Leave out the pictures and repeat the data exactly.

• [Available data]:
******

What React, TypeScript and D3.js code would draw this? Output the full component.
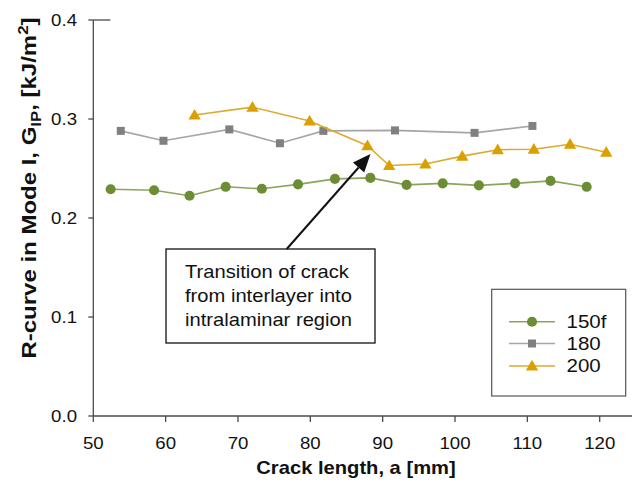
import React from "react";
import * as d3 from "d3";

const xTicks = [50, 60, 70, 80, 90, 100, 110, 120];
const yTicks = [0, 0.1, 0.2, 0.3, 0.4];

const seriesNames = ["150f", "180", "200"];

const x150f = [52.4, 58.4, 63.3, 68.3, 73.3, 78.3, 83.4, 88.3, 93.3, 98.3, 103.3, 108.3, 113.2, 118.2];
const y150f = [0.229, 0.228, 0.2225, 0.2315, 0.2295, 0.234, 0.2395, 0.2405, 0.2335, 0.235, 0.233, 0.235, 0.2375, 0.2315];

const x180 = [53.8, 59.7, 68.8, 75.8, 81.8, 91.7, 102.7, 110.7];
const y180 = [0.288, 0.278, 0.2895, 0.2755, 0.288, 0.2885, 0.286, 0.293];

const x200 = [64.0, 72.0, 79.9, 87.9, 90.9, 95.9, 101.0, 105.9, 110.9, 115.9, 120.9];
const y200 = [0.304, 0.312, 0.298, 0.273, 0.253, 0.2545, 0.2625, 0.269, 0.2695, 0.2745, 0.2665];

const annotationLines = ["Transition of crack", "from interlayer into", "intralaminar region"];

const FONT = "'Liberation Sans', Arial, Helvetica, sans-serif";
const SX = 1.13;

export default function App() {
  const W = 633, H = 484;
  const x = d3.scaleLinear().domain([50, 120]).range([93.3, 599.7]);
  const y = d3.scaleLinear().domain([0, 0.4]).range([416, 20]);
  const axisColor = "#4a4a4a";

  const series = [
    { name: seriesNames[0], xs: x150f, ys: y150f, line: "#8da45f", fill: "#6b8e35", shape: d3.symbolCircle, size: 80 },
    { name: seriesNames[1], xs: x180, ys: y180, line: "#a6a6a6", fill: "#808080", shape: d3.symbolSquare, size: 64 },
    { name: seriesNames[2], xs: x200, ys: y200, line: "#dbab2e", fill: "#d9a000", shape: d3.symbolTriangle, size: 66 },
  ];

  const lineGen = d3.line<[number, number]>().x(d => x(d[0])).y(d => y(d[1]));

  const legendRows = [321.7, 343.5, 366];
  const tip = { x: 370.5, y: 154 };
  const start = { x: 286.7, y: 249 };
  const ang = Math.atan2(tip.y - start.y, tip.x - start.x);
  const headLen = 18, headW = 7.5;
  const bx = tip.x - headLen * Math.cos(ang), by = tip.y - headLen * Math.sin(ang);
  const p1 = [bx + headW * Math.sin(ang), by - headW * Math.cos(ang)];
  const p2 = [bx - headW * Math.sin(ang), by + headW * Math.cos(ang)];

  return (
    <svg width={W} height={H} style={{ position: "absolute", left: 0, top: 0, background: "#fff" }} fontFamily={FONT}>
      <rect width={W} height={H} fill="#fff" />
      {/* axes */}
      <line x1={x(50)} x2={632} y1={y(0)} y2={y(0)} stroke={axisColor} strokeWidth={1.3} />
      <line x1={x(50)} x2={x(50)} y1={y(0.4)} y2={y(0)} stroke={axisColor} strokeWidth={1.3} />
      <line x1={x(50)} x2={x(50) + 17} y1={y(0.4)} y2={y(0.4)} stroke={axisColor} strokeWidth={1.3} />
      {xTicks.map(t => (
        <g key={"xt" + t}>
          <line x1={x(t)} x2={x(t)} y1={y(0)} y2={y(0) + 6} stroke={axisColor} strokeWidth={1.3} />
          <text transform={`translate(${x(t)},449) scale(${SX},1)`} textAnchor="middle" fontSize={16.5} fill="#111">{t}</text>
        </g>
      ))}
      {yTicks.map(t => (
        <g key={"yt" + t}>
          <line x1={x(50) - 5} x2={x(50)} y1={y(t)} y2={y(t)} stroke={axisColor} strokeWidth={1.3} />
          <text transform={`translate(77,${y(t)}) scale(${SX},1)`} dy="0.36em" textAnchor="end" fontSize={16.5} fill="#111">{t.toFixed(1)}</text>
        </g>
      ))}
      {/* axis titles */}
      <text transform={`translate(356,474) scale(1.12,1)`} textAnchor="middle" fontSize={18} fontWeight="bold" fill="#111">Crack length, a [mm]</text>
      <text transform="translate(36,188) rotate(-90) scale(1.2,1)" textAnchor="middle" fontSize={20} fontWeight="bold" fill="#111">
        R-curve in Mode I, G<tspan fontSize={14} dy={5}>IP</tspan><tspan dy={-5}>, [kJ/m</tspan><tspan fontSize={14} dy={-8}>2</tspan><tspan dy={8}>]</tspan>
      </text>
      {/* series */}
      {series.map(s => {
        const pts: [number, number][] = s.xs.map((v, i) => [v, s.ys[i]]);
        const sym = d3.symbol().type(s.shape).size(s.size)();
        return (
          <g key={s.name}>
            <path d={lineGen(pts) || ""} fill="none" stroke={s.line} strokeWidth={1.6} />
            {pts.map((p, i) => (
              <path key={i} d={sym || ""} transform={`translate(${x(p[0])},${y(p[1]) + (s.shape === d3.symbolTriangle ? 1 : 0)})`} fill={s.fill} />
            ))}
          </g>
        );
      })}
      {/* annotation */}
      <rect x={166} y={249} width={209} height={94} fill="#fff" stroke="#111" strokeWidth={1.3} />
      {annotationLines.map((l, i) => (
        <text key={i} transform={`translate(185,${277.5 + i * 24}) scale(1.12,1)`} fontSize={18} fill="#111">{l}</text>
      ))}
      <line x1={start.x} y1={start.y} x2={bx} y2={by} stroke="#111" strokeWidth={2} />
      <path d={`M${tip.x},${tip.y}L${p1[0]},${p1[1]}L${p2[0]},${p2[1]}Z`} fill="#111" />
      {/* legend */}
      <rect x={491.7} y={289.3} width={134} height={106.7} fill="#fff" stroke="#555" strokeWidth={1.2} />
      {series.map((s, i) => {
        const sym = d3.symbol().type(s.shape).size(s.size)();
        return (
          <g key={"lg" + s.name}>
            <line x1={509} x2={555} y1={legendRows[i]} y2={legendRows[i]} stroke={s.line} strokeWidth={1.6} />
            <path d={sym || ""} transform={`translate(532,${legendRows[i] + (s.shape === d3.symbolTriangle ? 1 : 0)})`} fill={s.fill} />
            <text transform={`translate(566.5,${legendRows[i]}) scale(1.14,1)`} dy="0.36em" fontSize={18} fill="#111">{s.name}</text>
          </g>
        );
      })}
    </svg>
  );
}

******

• [Exercise output]:
What React, TypeScript and D3.js code would draw this? Output the full component.
import React from "react";
import * as d3 from "d3";

const xTicks = [50, 60, 70, 80, 90, 100, 110, 120];
const yTicks = [0, 0.1, 0.2, 0.3, 0.4];

const seriesNames = ["150f", "180", "200"];

const x150f = [52.4, 58.4, 63.3, 68.3, 73.3, 78.3, 83.4, 88.3, 93.3, 98.3, 103.3, 108.3, 113.2, 118.2];
const y150f = [0.229, 0.228, 0.2225, 0.2315, 0.2295, 0.234, 0.2395, 0.2405, 0.2335, 0.235, 0.233, 0.235, 0.2375, 0.2315];

const x180 = [53.8, 59.7, 68.8, 75.8, 81.8, 91.7, 102.7, 110.7];
const y180 = [0.288, 0.278, 0.2895, 0.2755, 0.288, 0.2885, 0.286, 0.293];

const x200 = [64.0, 72.0, 79.9, 87.9, 90.9, 95.9, 101.0, 105.9, 110.9, 115.9, 120.9];
const y200 = [0.304, 0.312, 0.298, 0.273, 0.253, 0.2545, 0.2625, 0.269, 0.2695, 0.2745, 0.2665];

const annotationLines = ["Transition of crack", "from interlayer into", "intralaminar region"];

const FONT = "'Liberation Sans', Arial, Helvetica, sans-serif";
const SX = 1.13;

export default function App() {
  const W = 633, H = 484;
  const x = d3.scaleLinear().domain([50, 120]).range([93.3, 599.7]);
  const y = d3.scaleLinear().domain([0, 0.4]).range([416, 20]);
  const axisColor = "#4a4a4a";

  const series = [
    { name: seriesNames[0], xs: x150f, ys: y150f, line: "#8da45f", fill: "#6b8e35", shape: d3.symbolCircle, size: 80 },
    { name: seriesNames[1], xs: x180, ys: y180, line: "#a6a6a6", fill: "#808080", shape: d3.symbolSquare, size: 64 },
    { name: seriesNames[2], xs: x200, ys: y200, line: "#dbab2e", fill: "#d9a000", shape: d3.symbolTriangle, size: 66 },
  ];

  const lineGen = d3.line<[number, number]>().x(d => x(d[0])).y(d => y(d[1]));

  const legendRows = [321.7, 343.5, 366];
  const tip = { x: 370.5, y: 154 };
  const start = { x: 286.7, y: 249 };
  const ang = Math.atan2(tip.y - start.y, tip.x - start.x);
  const headLen = 18, headW = 7.5;
  const bx = tip.x - headLen * Math.cos(ang), by = tip.y - headLen * Math.sin(ang);
  const p1 = [bx + headW * Math.sin(ang), by - headW * Math.cos(ang)];
  const p2 = [bx - headW * Math.sin(ang), by + headW * Math.cos(ang)];

  return (
    <svg width={W} height={H} style={{ position: "absolute", left: 0, top: 0, background: "#fff" }} fontFamily={FONT}>
      <rect width={W} height={H} fill="#fff" />
      {/* axes */}
      <line x1={x(50)} x2={632} y1={y(0)} y2={y(0)} stroke={axisColor} strokeWidth={1.3} />
      <line x1={x(50)} x2={x(50)} y1={y(0.4)} y2={y(0)} stroke={axisColor} strokeWidth={1.3} />
      <line x1={x(50)} x2={x(50) + 17} y1={y(0.4)} y2={y(0.4)} stroke={axisColor} strokeWidth={1.3} />
      {xTicks.map(t => (
        <g key={"xt" + t}>
          <line x1={x(t)} x2={x(t)} y1={y(0)} y2={y(0) + 6} stroke={axisColor} strokeWidth={1.3} />
          <text transform={`translate(${x(t)},449) scale(${SX},1)`} textAnchor="middle" fontSize={16.5} fill="#111">{t}</text>
        </g>
      ))}
      {yTicks.map(t => (
        <g key={"yt" + t}>
          <line x1={x(50) - 5} x2={x(50)} y1={y(t)} y2={y(t)} stroke={axisColor} strokeWidth={1.3} />
          <text transform={`translate(77,${y(t)}) scale(${SX},1)`} dy="0.36em" textAnchor="end" fontSize={16.5} fill="#111">{t.toFixed(1)}</text>
        </g>
      ))}
      {/* axis titles */}
      <text transform={`translate(356,474) scale(1.12,1)`} textAnchor="middle" fontSize={18} fontWeight="bold" fill="#111">Crack length, a [mm]</text>
      <text transform="translate(36,188) rotate(-90) scale(1.2,1)" textAnchor="middle" fontSize={20} fontWeight="bold" fill="#111">
        R-curve in Mode I, G<tspan fontSize={14} dy={5}>IP</tspan><tspan dy={-5}>, [kJ/m</tspan><tspan fontSize={14} dy={-8}>2</tspan><tspan dy={8}>]</tspan>
      </text>
      {/* series */}
      {series.map(s => {
        const pts: [number, number][] = s.xs.map((v, i) => [v, s.ys[i]]);
        const sym = d3.symbol().type(s.shape).size(s.size)();
        return (
          <g key={s.name}>
            <path d={lineGen(pts) || ""} fill="none" stroke={s.line} strokeWidth={1.6} />
            {pts.map((p, i) => (
              <path key={i} d={sym || ""} transform={`translate(${x(p[0])},${y(p[1]) + (s.shape === d3.symbolTriangle ? 1 : 0)})`} fill={s.fill} />
            ))}
          </g>
        );
      })}
      {/* annotation */}
      <rect x={166} y={249} width={209} height={94} fill="#fff" stroke="#111" strokeWidth={1.3} />
      {annotationLines.map((l, i) => (
        <text key={i} transform={`translate(185,${277.5 + i * 24}) scale(1.12,1)`} fontSize={18} fill="#111">{l}</text>
      ))}
      <line x1={start.x} y1={start.y} x2={bx} y2={by} stroke="#111" strokeWidth={2} />
      <path d={`M${tip.x},${tip.y}L${p1[0]},${p1[1]}L${p2[0]},${p2[1]}Z`} fill="#111" />
      {/* legend */}
      <rect x={491.7} y={289.3} width={134} height={106.7} fill="#fff" stroke="#555" strokeWidth={1.2} />
      {series.map((s, i) => {
        const sym = d3.symbol().type(s.shape).size(s.size)();
        return (
          <g key={"lg" + s.name}>
            <line x1={509} x2={555} y1={legendRows[i]} y2={legendRows[i]} stroke={s.line} strokeWidth={1.6} />
            <path d={sym || ""} transform={`translate(532,${legendRows[i] + (s.shape === d3.symbolTriangle ? 1 : 0)})`} fill={s.fill} />
            <text transform={`translate(566.5,${legendRows[i]}) scale(1.14,1)`} dy="0.36em" fontSize={18} fill="#111">{s.name}</text>
          </g>
        );
      })}
    </svg>
  );
}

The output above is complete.